Plastic Independence | An Article by Rohit N Shetty
Published in Speak Out NewsPaper Issue # 42 | 12-18 August
– Rohit N Shetty
Independence day, a feeling of total satisfaction is still elusive. Our finger tips are hyperactive from constant molestation of the remote, mobile phone and laptop, often at the same time. Sure, we celebrate Independence Day. You sported some buttons on Facebook, sent and received forwards, inescapably heard a few overplayed ‘patriotic songs’. And we are done till next year.
If you still are not sure about the difference between Independence Day and Republic Day, do not worry, I am sure you have company which runs in tunes of many thousands. But at least we lived through it, right? …all this from the comfort of our living rooms.
But mind you…we are not just ordinary citizens pulling our weights around (we may be heavier than farmers in Vidarbha). We are educated and concerned citizens. (Notice how the words educated and concerned often occur in the same sentence.)
What does the Independence Day mean to us in a time when market forces define all sentiments?
WHAT’S OUR TRUE COLOUR? We believe in making loud statements
It’s that time of the year again.
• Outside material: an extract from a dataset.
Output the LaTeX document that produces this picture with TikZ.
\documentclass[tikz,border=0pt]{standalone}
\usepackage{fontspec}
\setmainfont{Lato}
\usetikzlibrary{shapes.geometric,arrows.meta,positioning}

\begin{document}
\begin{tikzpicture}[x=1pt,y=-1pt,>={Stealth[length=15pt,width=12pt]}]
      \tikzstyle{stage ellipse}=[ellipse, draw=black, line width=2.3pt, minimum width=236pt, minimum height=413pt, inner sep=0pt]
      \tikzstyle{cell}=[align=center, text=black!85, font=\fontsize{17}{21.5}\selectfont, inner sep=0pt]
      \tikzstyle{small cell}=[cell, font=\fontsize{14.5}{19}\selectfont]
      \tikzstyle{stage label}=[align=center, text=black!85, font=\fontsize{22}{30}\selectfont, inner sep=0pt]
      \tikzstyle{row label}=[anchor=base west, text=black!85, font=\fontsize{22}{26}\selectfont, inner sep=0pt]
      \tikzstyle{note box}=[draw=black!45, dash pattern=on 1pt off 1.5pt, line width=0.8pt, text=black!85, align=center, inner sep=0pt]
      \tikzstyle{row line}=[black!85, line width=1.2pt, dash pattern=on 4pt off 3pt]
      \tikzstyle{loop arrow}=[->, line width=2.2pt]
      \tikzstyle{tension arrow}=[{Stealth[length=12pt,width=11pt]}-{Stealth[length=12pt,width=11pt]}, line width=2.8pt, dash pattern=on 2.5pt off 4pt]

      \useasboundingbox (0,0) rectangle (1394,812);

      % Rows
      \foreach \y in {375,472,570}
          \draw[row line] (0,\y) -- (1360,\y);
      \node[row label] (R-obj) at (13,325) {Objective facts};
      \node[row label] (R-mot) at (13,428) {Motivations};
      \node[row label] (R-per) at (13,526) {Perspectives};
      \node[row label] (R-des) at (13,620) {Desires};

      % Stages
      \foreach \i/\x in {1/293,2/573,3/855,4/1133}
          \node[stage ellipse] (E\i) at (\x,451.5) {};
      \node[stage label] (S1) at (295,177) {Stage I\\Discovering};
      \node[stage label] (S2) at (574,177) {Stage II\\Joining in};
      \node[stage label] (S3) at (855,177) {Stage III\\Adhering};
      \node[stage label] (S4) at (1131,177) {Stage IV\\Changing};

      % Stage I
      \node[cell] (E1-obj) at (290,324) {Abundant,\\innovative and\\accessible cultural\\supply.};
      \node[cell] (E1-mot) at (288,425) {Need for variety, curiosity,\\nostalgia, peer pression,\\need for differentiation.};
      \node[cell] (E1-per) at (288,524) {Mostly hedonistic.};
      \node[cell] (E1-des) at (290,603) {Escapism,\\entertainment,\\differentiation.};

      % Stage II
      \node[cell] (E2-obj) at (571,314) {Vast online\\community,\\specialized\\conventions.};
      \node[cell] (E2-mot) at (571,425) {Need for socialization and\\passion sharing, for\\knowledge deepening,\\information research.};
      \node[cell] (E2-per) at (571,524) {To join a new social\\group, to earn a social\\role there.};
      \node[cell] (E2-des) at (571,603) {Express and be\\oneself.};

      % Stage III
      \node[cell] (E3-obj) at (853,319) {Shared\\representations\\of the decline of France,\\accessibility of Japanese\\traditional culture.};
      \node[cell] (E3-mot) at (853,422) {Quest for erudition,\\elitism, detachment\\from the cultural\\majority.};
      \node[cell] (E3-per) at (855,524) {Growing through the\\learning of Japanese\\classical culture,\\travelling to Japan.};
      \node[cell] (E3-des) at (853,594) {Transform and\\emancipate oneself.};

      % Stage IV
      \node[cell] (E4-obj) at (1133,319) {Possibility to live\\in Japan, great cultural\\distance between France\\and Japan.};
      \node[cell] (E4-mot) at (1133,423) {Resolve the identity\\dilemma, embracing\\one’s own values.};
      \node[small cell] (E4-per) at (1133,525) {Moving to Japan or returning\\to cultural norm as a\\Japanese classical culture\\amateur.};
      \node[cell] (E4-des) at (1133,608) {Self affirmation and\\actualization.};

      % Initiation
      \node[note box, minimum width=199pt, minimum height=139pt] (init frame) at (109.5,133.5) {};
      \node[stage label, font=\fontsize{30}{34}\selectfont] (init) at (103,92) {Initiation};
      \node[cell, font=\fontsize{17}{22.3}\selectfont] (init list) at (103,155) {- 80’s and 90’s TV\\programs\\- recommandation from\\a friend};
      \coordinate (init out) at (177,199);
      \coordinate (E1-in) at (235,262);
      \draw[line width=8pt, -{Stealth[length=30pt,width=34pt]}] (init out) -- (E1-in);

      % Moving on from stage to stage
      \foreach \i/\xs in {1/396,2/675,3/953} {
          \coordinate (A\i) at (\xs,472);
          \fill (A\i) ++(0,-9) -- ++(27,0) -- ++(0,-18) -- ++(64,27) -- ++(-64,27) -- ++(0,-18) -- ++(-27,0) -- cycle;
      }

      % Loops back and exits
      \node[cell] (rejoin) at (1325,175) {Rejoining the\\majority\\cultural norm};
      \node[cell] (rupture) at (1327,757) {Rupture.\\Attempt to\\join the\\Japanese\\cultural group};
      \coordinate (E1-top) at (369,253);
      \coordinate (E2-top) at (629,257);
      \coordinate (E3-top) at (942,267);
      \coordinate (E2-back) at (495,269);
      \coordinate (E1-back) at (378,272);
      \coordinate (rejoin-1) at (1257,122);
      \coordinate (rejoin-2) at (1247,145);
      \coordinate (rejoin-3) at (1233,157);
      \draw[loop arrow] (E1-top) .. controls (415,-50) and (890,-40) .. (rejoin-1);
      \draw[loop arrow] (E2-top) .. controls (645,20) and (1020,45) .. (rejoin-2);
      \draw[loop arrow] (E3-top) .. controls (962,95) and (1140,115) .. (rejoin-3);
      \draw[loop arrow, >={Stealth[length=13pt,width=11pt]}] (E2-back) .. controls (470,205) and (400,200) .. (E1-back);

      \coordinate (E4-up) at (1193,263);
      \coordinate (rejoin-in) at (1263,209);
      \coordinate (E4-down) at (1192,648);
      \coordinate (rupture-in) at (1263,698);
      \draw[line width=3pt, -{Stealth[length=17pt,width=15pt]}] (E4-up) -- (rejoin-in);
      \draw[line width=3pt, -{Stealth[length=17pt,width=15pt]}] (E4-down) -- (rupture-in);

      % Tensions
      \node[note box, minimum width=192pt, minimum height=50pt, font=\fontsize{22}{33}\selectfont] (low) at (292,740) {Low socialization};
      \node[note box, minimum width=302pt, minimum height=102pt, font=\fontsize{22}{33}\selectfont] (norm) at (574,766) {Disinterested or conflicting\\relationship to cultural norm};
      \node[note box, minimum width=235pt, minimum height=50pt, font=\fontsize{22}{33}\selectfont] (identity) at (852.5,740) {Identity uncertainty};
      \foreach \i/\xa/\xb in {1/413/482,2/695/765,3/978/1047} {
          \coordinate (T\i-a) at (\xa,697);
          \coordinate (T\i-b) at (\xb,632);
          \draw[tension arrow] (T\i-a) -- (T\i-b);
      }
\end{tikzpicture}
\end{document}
A time to buy yourself a plastic tricolour that little boys flash at you at every traffic signal and plant it on your car bonnet. It’s Independence Day. And, of course, you wouldn’t forget to catch the afternoon I-Day “patriotic blockbuster” — loaded with passionate lines on desh prem — on all the movie channels. And there’s at least one local FM channel that’s packing a Desh Prem Top Ten Countdown interspersed with memories of the freedom struggle. You wouldn’t really expect an all-glam MTV to suddenly tune into a somber Independence Day mood either.
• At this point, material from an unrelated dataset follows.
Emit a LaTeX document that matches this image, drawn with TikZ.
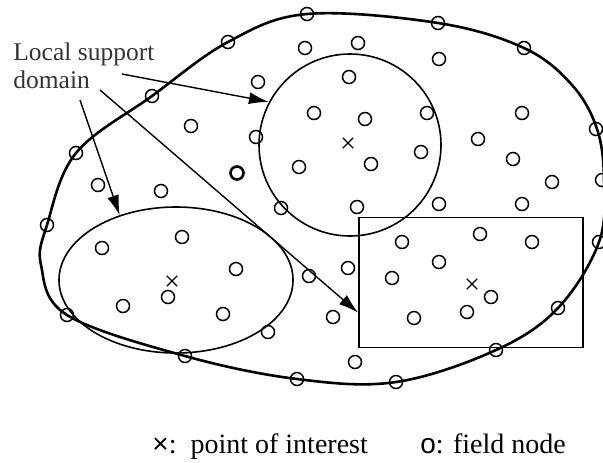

Things have indeed come a long way since those days when Independence Day meant getting up early and turning up in school in white, starched clothes. They have moved far beyond even the “Thank God it’s a holiday” framework. The market is now completely geared for the day — beginning from the little fellow selling two rupees plastic flags at the signal to expensive tricolour shirts, caps, sweets, biscuits… just about everything.
There are great bargains too — feeding to the short-lived public memory which has forgotten that freedom came at a big price! — coinciding with Independence Day celebrations.
One public relations executive, representing a popular music channel, spoke about how she was trying to “sell” an I-Day programme where the channel’s anchors go about the length and breadth of various states trying to learn desi traditions such as wearing a sari and making chai. (It’s a world that believes in wearing everything on the sleeve, you see.) You could handle this situation in two ways: dismiss it as a mere blabbering of someone who has got it all wrong or examine the interesting questions it raises.
How Indian are we today? We know history from textbooks, but how much do we really know about the people inhabiting the country? Is it because we tend to identify ourselves locally rather than nationally that the sense of a “nation” has always eluded us? And what significance does I-Day hold for us today?
Take a look at some of the cultural changes in the last few years and you might just understand how complex these questions really are. Let’s take khadi, for instance. All the emotive appeal it had for a couple of generations faded when synthetic fabrics and denim invaded our consciousness. But khadi has made a cool come back, and is a big hit with the happening crowd, because it has scorched the ramps.
What really makes us Indian. “And I tend to identify myself more as a person hailing from my native village which has its own dialect and traditions rather than broadly as an `Indian’.” How real can a pan-Indian identity be for those rooted in specific traditions?
“I-Day for me is not another holiday. I am strongly opposed to anybody who thinks it that way. It’s the day that marks my freedom, a day that reminds me I must not forget the sacrifices that have been made by thousands of Indians,”
In the end I often ask myself that are we free / independent in real terms?